THE PROBLEM: In the listing below, locate the line with "Generate a component" and the line with "import * as", then output both and everything between them exactly, minus any pictures.

STORED RECORDS:
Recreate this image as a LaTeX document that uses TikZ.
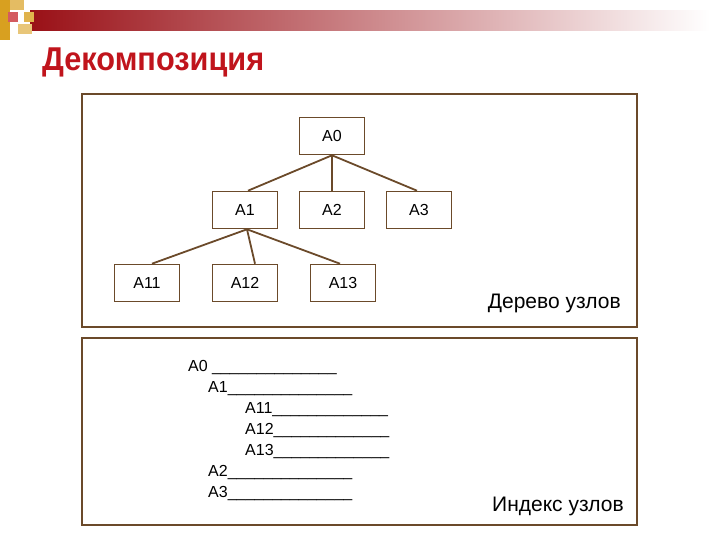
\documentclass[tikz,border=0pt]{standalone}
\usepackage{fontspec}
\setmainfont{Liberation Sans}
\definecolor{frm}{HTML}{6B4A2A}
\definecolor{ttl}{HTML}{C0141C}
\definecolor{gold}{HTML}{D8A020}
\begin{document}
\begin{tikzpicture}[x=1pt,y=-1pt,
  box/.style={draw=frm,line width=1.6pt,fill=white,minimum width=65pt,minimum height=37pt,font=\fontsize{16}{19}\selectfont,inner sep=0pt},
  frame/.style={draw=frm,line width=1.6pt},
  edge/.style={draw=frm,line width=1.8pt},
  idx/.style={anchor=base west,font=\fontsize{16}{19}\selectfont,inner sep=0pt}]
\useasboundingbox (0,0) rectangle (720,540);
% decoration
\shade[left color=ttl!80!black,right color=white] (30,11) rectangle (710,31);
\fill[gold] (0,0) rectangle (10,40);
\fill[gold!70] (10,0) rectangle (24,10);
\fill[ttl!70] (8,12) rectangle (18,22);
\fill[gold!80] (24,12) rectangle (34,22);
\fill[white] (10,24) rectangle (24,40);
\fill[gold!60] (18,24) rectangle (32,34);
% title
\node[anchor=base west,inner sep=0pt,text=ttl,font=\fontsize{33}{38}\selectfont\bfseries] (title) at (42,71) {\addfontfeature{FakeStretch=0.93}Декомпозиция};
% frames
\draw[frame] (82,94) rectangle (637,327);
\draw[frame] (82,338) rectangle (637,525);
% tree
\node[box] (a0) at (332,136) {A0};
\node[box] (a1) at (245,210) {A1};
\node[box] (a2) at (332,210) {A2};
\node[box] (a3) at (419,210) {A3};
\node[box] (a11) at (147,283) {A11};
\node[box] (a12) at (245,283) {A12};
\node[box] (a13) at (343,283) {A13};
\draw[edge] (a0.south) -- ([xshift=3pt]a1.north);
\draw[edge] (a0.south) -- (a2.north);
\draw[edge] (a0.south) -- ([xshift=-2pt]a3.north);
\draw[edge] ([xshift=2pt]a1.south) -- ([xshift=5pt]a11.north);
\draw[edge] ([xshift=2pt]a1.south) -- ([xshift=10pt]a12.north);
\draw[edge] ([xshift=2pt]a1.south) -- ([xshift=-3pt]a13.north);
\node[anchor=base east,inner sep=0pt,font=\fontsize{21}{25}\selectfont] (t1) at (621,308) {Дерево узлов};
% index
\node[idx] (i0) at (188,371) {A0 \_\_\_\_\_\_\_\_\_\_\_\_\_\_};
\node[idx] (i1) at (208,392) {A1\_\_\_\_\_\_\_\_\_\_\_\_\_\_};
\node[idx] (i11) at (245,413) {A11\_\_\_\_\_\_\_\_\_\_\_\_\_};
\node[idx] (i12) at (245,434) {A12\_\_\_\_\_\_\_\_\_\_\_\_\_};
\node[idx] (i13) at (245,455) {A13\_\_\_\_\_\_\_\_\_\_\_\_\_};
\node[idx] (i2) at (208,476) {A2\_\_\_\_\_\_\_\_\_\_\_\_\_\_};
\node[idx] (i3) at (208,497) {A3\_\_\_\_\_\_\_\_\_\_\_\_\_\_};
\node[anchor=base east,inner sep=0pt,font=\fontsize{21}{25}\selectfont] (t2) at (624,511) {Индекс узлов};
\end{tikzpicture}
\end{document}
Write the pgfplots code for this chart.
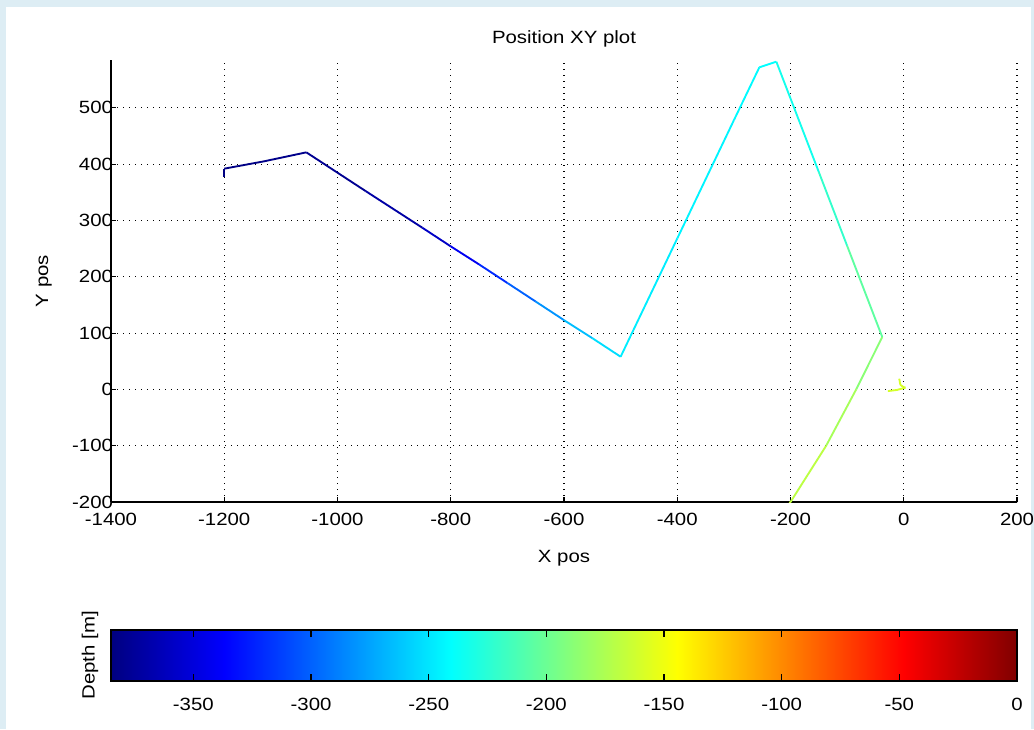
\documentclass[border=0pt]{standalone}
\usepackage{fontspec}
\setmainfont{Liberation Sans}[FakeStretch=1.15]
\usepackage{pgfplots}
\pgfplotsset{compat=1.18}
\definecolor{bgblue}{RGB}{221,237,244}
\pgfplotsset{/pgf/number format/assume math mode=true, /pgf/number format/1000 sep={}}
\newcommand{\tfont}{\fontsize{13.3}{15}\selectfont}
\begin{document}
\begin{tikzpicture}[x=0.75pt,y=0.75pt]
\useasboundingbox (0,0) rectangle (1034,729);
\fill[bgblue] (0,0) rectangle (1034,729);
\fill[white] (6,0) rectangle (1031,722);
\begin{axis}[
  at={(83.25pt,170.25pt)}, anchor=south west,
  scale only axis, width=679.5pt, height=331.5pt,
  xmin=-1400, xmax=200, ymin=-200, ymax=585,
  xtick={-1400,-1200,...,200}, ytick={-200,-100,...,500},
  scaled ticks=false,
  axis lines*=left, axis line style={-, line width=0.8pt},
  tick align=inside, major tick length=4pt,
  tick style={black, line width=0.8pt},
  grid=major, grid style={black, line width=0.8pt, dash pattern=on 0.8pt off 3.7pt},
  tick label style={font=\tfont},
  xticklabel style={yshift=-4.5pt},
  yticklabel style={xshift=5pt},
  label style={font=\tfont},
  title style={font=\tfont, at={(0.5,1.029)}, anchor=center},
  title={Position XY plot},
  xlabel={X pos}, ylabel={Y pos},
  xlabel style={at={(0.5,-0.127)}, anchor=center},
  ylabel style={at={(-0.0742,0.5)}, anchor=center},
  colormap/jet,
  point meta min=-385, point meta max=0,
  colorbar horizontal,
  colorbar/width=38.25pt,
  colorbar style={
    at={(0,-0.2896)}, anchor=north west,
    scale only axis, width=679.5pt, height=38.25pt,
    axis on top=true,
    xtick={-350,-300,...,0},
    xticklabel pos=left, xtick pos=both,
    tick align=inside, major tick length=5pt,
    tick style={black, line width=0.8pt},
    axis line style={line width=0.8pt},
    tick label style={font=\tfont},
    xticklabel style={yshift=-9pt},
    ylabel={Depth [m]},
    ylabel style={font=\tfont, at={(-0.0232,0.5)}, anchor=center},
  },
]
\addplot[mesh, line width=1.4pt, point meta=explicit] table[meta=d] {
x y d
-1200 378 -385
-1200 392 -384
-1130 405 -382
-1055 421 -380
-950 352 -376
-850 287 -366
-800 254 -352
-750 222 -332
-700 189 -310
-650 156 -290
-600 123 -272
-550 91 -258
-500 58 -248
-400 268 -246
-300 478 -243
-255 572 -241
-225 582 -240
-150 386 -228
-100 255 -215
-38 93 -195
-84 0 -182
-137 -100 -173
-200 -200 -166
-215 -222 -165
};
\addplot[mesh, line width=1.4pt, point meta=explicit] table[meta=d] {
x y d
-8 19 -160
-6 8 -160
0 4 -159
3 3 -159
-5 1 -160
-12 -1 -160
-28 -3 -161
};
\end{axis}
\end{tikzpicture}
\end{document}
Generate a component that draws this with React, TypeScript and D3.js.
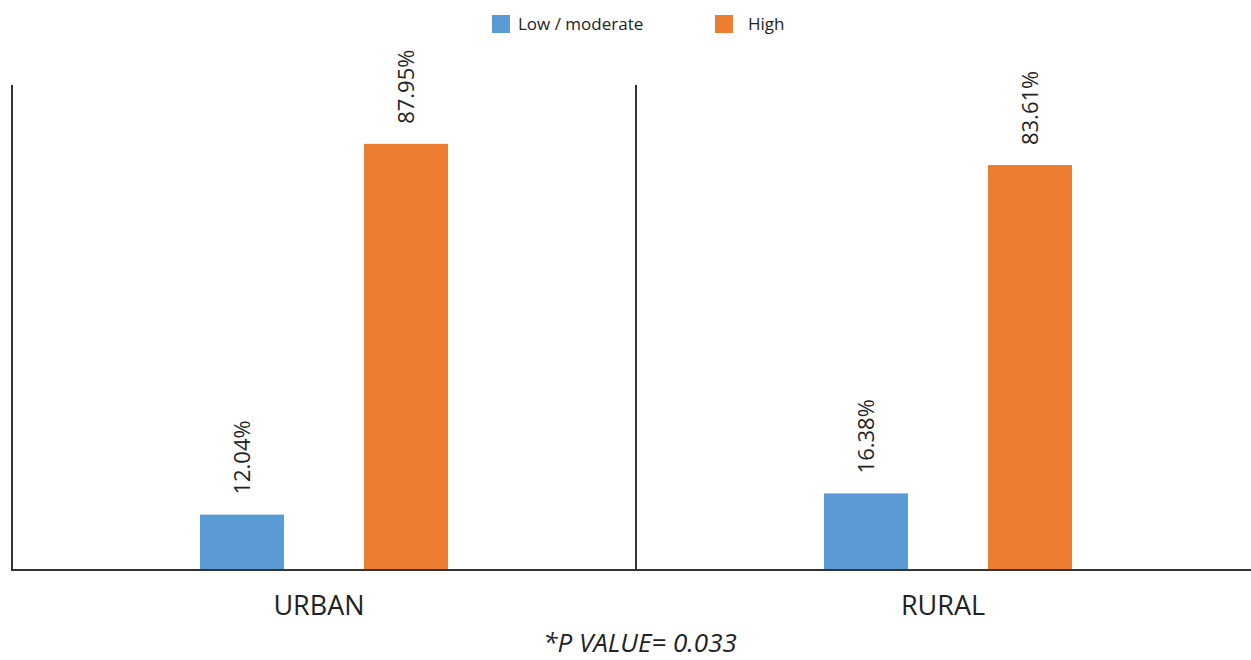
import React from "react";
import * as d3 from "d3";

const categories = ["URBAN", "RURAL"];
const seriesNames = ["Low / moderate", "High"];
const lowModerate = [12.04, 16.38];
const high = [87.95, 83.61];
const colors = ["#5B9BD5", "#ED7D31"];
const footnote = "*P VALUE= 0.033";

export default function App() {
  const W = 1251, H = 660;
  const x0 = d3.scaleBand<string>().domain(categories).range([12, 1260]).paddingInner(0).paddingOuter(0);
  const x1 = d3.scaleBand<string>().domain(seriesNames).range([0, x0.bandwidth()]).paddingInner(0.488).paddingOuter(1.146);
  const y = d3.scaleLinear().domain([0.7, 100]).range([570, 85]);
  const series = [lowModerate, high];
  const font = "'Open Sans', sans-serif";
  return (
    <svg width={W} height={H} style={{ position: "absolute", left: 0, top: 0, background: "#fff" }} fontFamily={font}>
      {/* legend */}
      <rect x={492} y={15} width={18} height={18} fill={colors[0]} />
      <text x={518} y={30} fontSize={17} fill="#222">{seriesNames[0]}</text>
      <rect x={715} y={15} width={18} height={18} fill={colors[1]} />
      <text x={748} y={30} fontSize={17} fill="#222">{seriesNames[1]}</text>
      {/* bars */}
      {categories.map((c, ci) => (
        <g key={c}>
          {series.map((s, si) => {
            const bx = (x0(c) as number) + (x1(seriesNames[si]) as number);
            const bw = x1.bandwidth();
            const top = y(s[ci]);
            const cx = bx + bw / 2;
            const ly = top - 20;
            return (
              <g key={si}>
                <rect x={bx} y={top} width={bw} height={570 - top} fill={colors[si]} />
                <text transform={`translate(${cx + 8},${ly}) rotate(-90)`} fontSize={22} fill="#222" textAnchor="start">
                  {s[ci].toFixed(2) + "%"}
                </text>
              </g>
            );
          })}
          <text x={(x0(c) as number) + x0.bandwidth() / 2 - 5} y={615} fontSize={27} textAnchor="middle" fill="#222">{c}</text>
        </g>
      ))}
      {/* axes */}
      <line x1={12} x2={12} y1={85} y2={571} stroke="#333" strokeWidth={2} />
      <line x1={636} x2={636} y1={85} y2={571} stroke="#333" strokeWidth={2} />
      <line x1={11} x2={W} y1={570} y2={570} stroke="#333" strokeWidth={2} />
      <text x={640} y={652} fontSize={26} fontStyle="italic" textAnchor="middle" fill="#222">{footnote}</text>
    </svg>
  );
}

ANSWER TO THIS PROBLEM:
Generate a component that draws this with React, TypeScript and D3.js.
import React from "react";
import * as d3 from "d3";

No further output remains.